I cannot recall, for example, who else was at the Huxleys’ table. Which of their likely friends? Raymond Mortimer? Chronology says probably not. The ravishing young Yvonne Franchetti as she was then (later married to James Hamish Hamilton, the publisher)? Possibly. The Charles de Noailles? Again possibly, though I think not. Clive Bell over from Cassis? Drieu la Rochelle and (another beauty) his wife Olésia? Quite possibly. What is certain is that, when we got there, we found women who looked good and men who talked well.
Perhaps it’s unfair to quote this string of dropped names like a caption from W, especially since there are no other passages quite so absurd. But Bedford’s method excites frivolous social curiosity (can any of the pseudonyms be seen through?) and undermines one’s faith, not so much in the seriousness of her intentions—that is quite evident—as in her grasp of how to achieve them.
Billi herself is always struggling away at her first novel and observes her family and friends with her own vocation in mind: “I shall never cease to puzzle over that cat’s cradle of human sympathies, of attraction, non-attraction, revulsion. As a novelist I ought, at least sometimes, to get it right,” she thinks as she watches her mother not hitting it off with Philippe Desmirail. Her approach, then, appears to be psychological: but the end result, here and in Bedford’s other novels, is high romance: an old-fashioned genre with high morality built into it. Bedford is a moralist (though not, of course, a puritan). It is always clear who is behaving well and who is not, which is the right course of action and which the wrong one. She keeps assuring one that she/Billi never judges or condemns, but she protests too much: her own approval and disapproval come across quite powerfully.

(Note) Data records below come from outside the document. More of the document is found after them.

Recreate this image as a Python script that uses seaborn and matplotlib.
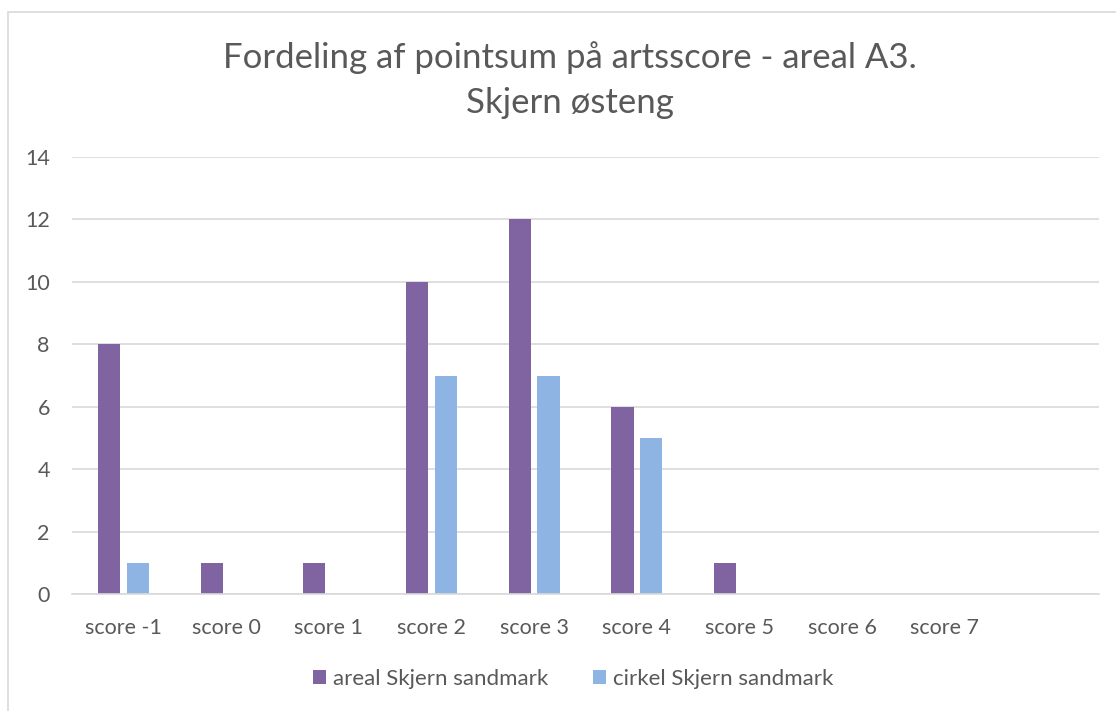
import matplotlib
matplotlib.use("Agg")
import matplotlib.pyplot as plt
import seaborn as sns
import pandas as pd
from matplotlib.patches import Rectangle

categories = ["score -1", "score 0", "score 1", "score 2", "score 3", "score 4",
              "score 5", "score 6", "score 7", " "]
areal = [8, 1, 1, 10, 12, 6, 1, 0, 0, 0]
cirkel = [1, 0, 0, 7, 7, 5, 0, 0, 0, 0]
series_names = ["areal Skjern sandmark", "cirkel Skjern sandmark"]
colors = ["#8064A2", "#8EB4E3"]
yticks = [0, 2, 4, 6, 8, 10, 12, 14]

df = pd.DataFrame({
    "category": categories * 2,
    "value": areal + cirkel,
    "series": [series_names[0]] * len(categories) + [series_names[1]] * len(categories),
})

sns.set_theme(style="white")
plt.rcParams["font.family"] = ["Lato", "DejaVu Sans"]
text_color = "#595959"

fig = plt.figure(figsize=(11.16, 7.11), dpi=100)
ax = fig.add_axes([72/1116, 1-594/711, (1099-72)/1116, (594-157)/711])

sns.barplot(data=df, x="category", y="value", hue="series", order=categories,
            hue_order=series_names, palette=colors, width=0.56, gap=0.23,
            saturation=1, linewidth=0, edgecolor="none", ax=ax, legend=True)

ax.set_ylim(0, 14)
ax.set_yticks(yticks)
ax.set_xlim(-0.5, len(categories) - 0.5)
ax.yaxis.grid(True, color="#D9D9D9", linewidth=1.2)
ax.set_axisbelow(True)
for s in ["top", "right", "left"]:
    ax.spines[s].set_visible(False)
ax.spines["bottom"].set_color("#D9D9D9")
ax.spines["bottom"].set_linewidth(1.2)
ax.tick_params(axis="both", length=0, labelsize=15.5, colors=text_color)
ax.tick_params(axis="x", pad=17)
ax.tick_params(axis="y", pad=16)
ax.set_xlabel("")
ax.set_ylabel("")

leg = ax.legend(loc="center", bbox_to_anchor=(573/1116, 1-679/711),
                bbox_transform=fig.transFigure, ncol=2, frameon=False,
                fontsize=16, handlelength=0.6, handleheight=0.6,
                handletextpad=0.3, columnspacing=2.0)
for t in leg.get_texts():
    t.set_color(text_color)

fig.text(570/1116, 1-58/711, "Fordeling af pointsum på artsscore - areal A3.",
         ha="center", va="center", fontsize=25, color=text_color)
fig.text(570/1116, 1-103/711, "Skjern østeng",
         ha="center", va="center", fontsize=25, color=text_color)

fig.patches.append(Rectangle((8/1116, -0.05), 1.2, 1 - 12/711 + 0.05,
                             transform=fig.transFigure, fill=False,
                             edgecolor="#D9D9D9", linewidth=1.2, figure=fig))

fig.savefig("out.png", dpi=100)
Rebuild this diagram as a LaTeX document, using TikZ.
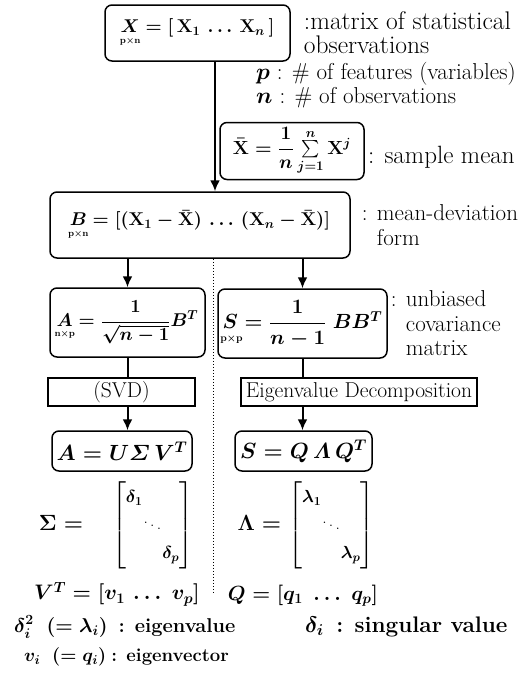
\RequirePackage{fix-cm}
\documentclass[tikz,border=0pt]{standalone}
\usepackage{amsmath}
\usetikzlibrary{positioning, arrows.meta}
\newcommand{\dimsub}[3][c]{\underset{\makebox[0pt][#1]{$\scriptscriptstyle\mathbf{#2}$}}{#3}}

\begin{document}
\begin{tikzpicture}[x=1pt, y=-1pt, >={Latex[length=11pt, width=10pt]},
    box/.style={draw, line width=1.5pt, rounded corners=7pt, inner sep=0pt,
                font=\fontsize{22}{26}\selectfont\boldmath},
    flat/.style={draw, line width=1.3pt, inner sep=0pt, font=\fontsize{21.5}{24}\selectfont},
    lbl/.style={align=left, inner sep=0pt, font=\fontsize{23}{25}\selectfont\boldmath},
    fs/.style={font=\fontsize{#1}{#1}\selectfont\boldmath},
    flow/.style={->, line width=2pt},
    link/.style={line width=2pt}]
    \useasboundingbox (0,0) rectangle (524,675);

    % data and mean
    \node[box, fs=18.5, minimum width=185pt, minimum height=56pt] (X) at (197.5,33)
        {$\dimsub{p\times n}{X} = [\,\mathbf{X}_1 \,\ldots\, \mathbf{X}_n\,]$};
    \node[lbl, font=\fontsize{25.5}{24}\selectfont, right=13pt of X] (Xlbl) {:matrix of statistical\\observations};
    \node[lbl, anchor=west] (plbl) at (256,74) {$p$ : \# of features (variables)};
    \node[lbl, anchor=west] (nlbl) at (256,98) {$n$ : \# of observations};
    \node[box, fs=19, minimum width=144pt, minimum height=57pt] (Xbar) at (292,151)
        {$\bar{\mathbf{X}} = \dfrac{1}{n}\sum\limits_{j=1}^{n}\mathbf{X}^{j}$};
    \node[lbl, font=\fontsize{25}{25}\selectfont, anchor=west] (Xbarlbl) at (368,157) {: sample mean};
    \node[box, fs=18.5, minimum width=300pt, minimum height=66pt] (B) at (200,225)
        {$\dimsub{p\times n}{B} = [(\mathbf{X}_1 - \bar{\mathbf{X}}) \,\ldots\, (\mathbf{X}_n - \bar{\mathbf{X}})]$};
    \node[lbl, right=11pt of B] (Blbl) {: mean-deviation\\\phantom{: }form};

    % two branches
    \node[box, fs=18.5, minimum width=155pt, minimum height=69pt] (A) at (127.5,322.5)
        {$\dimsub{n\times p}{A} = \dfrac{1}{\sqrt{n-1}}B^T$};
    \node[box, fs=20.5, minimum width=169pt, minimum height=69pt] (S) at (302.5,323.5)
        {$\dimsub[l]{p\times p}{S} = \dfrac{1}{n-1}\;BB^T$};
    \node[lbl, font=\fontsize{23}{24.5}\selectfont, right=3pt of S] (Slbl) {: unbiased\\\phantom{: }covariance\\\phantom{: }matrix};
    \node[flat, minimum width=147pt, minimum height=28pt] (SVD) at (121.5,392) {(SVD)};
    \node[flat, minimum width=236pt, minimum height=28pt] (Eig) at (359,392) {Eigenvalue Decomposition};
    \node[box, minimum width=140pt, minimum height=40pt] (USV) at (122,451) {$A = U\varSigma\, V^T$};
    \node[box, minimum width=137pt, minimum height=40pt] (QLQ) at (303.5,451) {$S = Q\,\varLambda\, Q^T$};

    % results
    \node[lbl, font=\fontsize{22}{26}\selectfont\boldmath] (Sig) at (116,525) {$\boldsymbol{\Sigma} = \hspace{22pt}
        {\fontsize{17.5}{20}\selectfont\arraycolsep=0pt\renewcommand{\arraystretch}{1.4}%
        \begin{bmatrix}\delta_1 & & \\ & \ddots & \\ & & \delta_p\end{bmatrix}}$};
    \node[lbl, font=\fontsize{22}{26}\selectfont\boldmath] (Lam) at (306,525) {$\boldsymbol{\Lambda} =
        {\fontsize{17.5}{20}\selectfont\arraycolsep=0pt\renewcommand{\arraystretch}{1.4}%
        \begin{bmatrix}\lambda_1 & & \\ & \ddots & \\ & & \lambda_p\end{bmatrix}}$};
    \node[lbl, fs=21] (Vt) at (117,594) {$V^T = [v_1 \,\ldots\; v_p]$};
    \node[lbl, fs=20.5] (Qv) at (303,596) {$Q = [q_1 \;\ldots\; q_p]$};
    \node[lbl, fs=20, anchor=west] (eigval) at (14,627) {$\delta^2_i\;\;(=\lambda_i)$\;\;\textbf{: eigenvalue}};
    \node[lbl, fs=22.5, anchor=west] (singval) at (305,627) {$\delta_i$\;\;\textbf{: singular value}};
    \node[lbl, fs=18.5, anchor=west] (eigvec) at (24,657) {$v_i\;\;(=q_i)$\;\textbf{: eigenvector}};

    \coordinate (dotend) at (213,594);
    \draw[flow] ([xshift=17.5pt]X.south) -- ([xshift=15pt]B.north);
    \draw[flow] (B.south -| A.north) -- (A.north);
    \draw[flow] (B.south -| S.north) -- (S.north);
    \draw[link] (A.south) -- (A.south |- SVD.north);
    \draw[flow] (SVD.south -| A.south) -- (USV.north -| A.south);
    \draw[link] (S.south) -- (S.south |- Eig.north);
    \draw[flow] (Eig.south -| S.south) -- (QLQ.north -| S.south);
    \draw[dotted, line width=1pt] ([xshift=13pt]B.south) -- (dotend);
\end{tikzpicture}
\end{document}
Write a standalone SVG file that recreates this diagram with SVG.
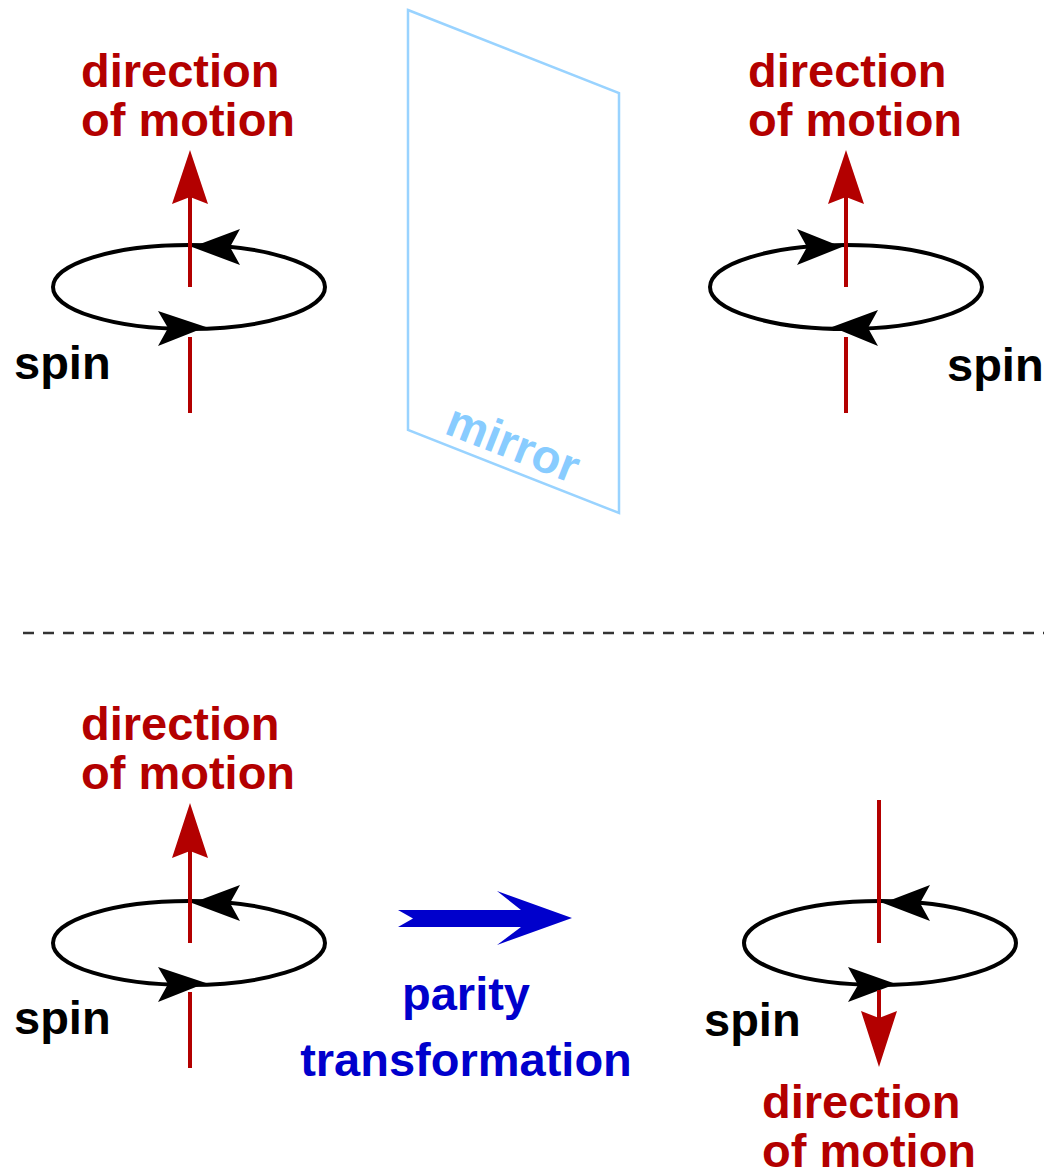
<svg xmlns="http://www.w3.org/2000/svg" width="1044" height="1176" viewBox="0 0 1044 1176">
<style>
text{font-family:"Liberation Sans",Arial,Helvetica,sans-serif;font-weight:bold;font-size:47px}
.red{fill:#b30000}
.blk{fill:#000}
.blue{fill:#0000cc}
.mir{fill:#88ccff}
.orbit{fill:none;stroke:#000;stroke-width:4}
.axis{stroke:#b30000;stroke-width:4;fill:none}
</style>
<rect width="1044" height="1176" fill="#fff"/>

<g id="top-left">
  <ellipse class="orbit" cx="189" cy="287" rx="136" ry="42"/>
  <polygon class="blk" points="192,247 240,229 230,247 240,265"/>
  <polygon class="blk" points="206,327 158,311 168,328 158,346"/>
  <line class="axis" x1="190" y1="196" x2="190" y2="287"/>
  <polygon class="red" points="190,150 208,204 190,197 172,204"/>
  <line class="axis" x1="190" y1="337" x2="190" y2="413"/>
  <text class="red" x="81" y="87">direction</text>
  <text class="red" x="81" y="136">of motion</text>
  <text class="blk" x="14" y="379">spin</text>
</g>

<g id="mirror">
  <polygon points="408,10 619,93 619,513 408,430" fill="none" stroke="#99d3ff" stroke-width="2.5"/>
  <text class="mir" x="443" y="433" transform="rotate(21.5 443 433)">mirror</text>
</g>

<g id="top-right">
  <ellipse class="orbit" cx="846" cy="287" rx="136" ry="42"/>
  <polygon class="blk" points="842,247 797,229 807,247 797,265"/>
  <polygon class="blk" points="832,327 878,310 868,328 878,346"/>
  <line class="axis" x1="846" y1="196" x2="846" y2="287"/>
  <polygon class="red" points="846,150 864,204 846,197 828,204"/>
  <line class="axis" x1="846" y1="337" x2="846" y2="413"/>
  <text class="red" x="748" y="87">direction</text>
  <text class="red" x="748" y="136">of motion</text>
  <text class="blk" x="947" y="381">spin</text>
</g>

<line id="divider" x1="23" y1="633" x2="1044" y2="633" stroke="#333" stroke-width="2.5" stroke-dasharray="11 9"/>

<g id="bottom-left">
  <ellipse class="orbit" cx="189" cy="943" rx="136" ry="42"/>
  <polygon class="blk" points="192,903 240,885 230,903 240,921"/>
  <polygon class="blk" points="206,983 158,967 168,984 158,1002"/>
  <line class="axis" x1="190" y1="850" x2="190" y2="943"/>
  <polygon class="red" points="190,803 208,858 190,851 172,858"/>
  <line class="axis" x1="190" y1="992" x2="190" y2="1068"/>
  <text class="red" x="81" y="740">direction</text>
  <text class="red" x="81" y="789">of motion</text>
  <text class="blk" x="14" y="1034">spin</text>
</g>

<g id="parity">
  <polygon class="blue" points="398,910 521,910 497,891 572,918 497,945 521,927 398,927 413,918.5"/>
  <text class="blue" x="466" y="1010" text-anchor="middle">parity</text>
  <text class="blue" x="466" y="1076" text-anchor="middle">transformation</text>
</g>

<g id="bottom-right">
  <ellipse class="orbit" cx="880" cy="943" rx="136" ry="42"/>
  <polygon class="blk" points="883,903 930,885 920,903 930,921"/>
  <polygon class="blk" points="896,984 848,967 858,985 848,1002"/>
  <line class="axis" x1="879" y1="800" x2="879" y2="943"/>
  <line class="axis" x1="879" y1="990" x2="879" y2="1020"/>
  <polygon class="red" points="879,1067 897,1011 879,1018 861,1011"/>
  <text class="red" x="762" y="1118">direction</text>
  <text class="red" x="762" y="1167">of motion</text>
  <text class="blk" x="704" y="1036">spin</text>
</g>
</svg>
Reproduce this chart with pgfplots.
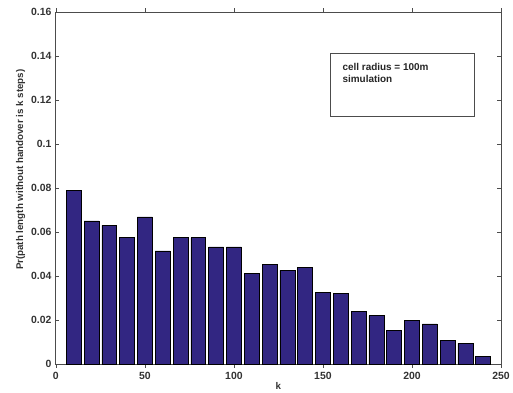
\documentclass[border=0pt]{standalone}
\usepackage{pgfplots}
\pgfplotsset{compat=1.18}
\usepackage{fontspec}
\setmainfont{Liberation Sans}
\definecolor{barblue}{RGB}{50,38,130}
\begin{document}
\begin{tikzpicture}
\begin{axis}[
  scale only axis,
  width=446bp, height=353bp,
  xmin=0, xmax=250, ymin=0, ymax=0.16,
  xtick={0,50,100,150,200,250},
  ytick={0,0.02,0.04,0.06,0.08,0.1,0.12,0.14,0.16},
  yticklabel style={/pgf/number format/fixed,/pgf/number format/precision=2, xshift=-1bp},
  xticklabel style={yshift=-1bp},
  scaled y ticks=false,
  /pgf/number format/assume math mode=true,
  tick align=inside,
  major tick length=3.5bp,
  tick style={black!70, line width=0.6pt},
  axis line style={black!70, line width=0.8pt},
  ticklabel style={font=\fontsize{10.5}{12}\selectfont\bfseries, text=black!80},
  xlabel={k},
  ylabel={Pr(path length without handover is k steps)},
  label style={font=\fontsize{9.8}{12}\selectfont\bfseries, text=black!80},
  xlabel style={yshift=4bp},
  ylabel style={at={(ticklabel cs:0.552)}, yshift=-1bp},
  ybar, bar width=8.4, bar shift=0pt,
]
\addplot[fill=barblue, draw=black, line width=0.6pt] coordinates {
(10,0.0791) (20,0.0651) (30,0.0631) (40,0.0575) (50,0.0669) (60,0.0515)
(70,0.0575) (80,0.0575) (90,0.0533) (100,0.0533) (110,0.0411) (120,0.0453)
(130,0.0426) (140,0.0439) (150,0.0328) (160,0.0323) (170,0.0239) (180,0.0221)
(190,0.0154) (200,0.0201) (210,0.0183) (220,0.0107) (230,0.0095) (240,0.0036)
};
\draw[black!70, line width=0.7pt, fill=white] (axis cs:154,0.1126) rectangle (axis cs:235,0.141);
\node[anchor=north west, align=left, inner sep=0pt, font=\fontsize{10}{11.5}\selectfont\bfseries, text=black!85]
  at (axis cs:160.9,0.1366) {cell radius = 100m\\simulation};
\end{axis}
\path (current axis.south west) ++(-56bp,-27bp) coordinate (bbA);
\path (current axis.north east) ++(11bp,12bp) coordinate (bbB);
\path[use as bounding box] (bbA) rectangle (bbB);
\end{tikzpicture}
\end{document}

This is most apparent in the Falkenheim episodes. They are in a different key from the rest of the book, and they add up to a telling parable of three kinds of loyalty. Both sisters destroy their lives through loyalty: Rosie through loyalty to her lover and her sister; Toni through loyalty to her rigid moral and aesthetic fastidiousness, imported, under seal as it were, from her high-minded German-Jewish background—a background as far removed as possible from the Merzes luxurious laissez-aller. The judge has his own loyalty. It is the least respectable, being to respectability itself. He cannot face acknowledging a Jewish mistress, especially a plain one; he certainly can’t marry her; and he can’t face the disgrace of bankruptcy. Rosie sees how pitiful he is, but she accepts it. Intransigent Toni and faithful Rosie are like a pair of Balzacian heroines, and their spare, dramatic story could stand on its own as a Balzacian novella.
Jigsaw begins with an epigraph by Robert Kee: “The way things looked before later events made them look different. And this is as much a part of history as the way things actually were.” The epigraph doesn’t really fit. It applies to a historian searching for “wie es eigentlich gewesen.” But Billi romanticizes the present as it happens, and Bedford, looking back sixty years later, reromanticizes it and Billi with it. So what you get in the end is double-distilled romance.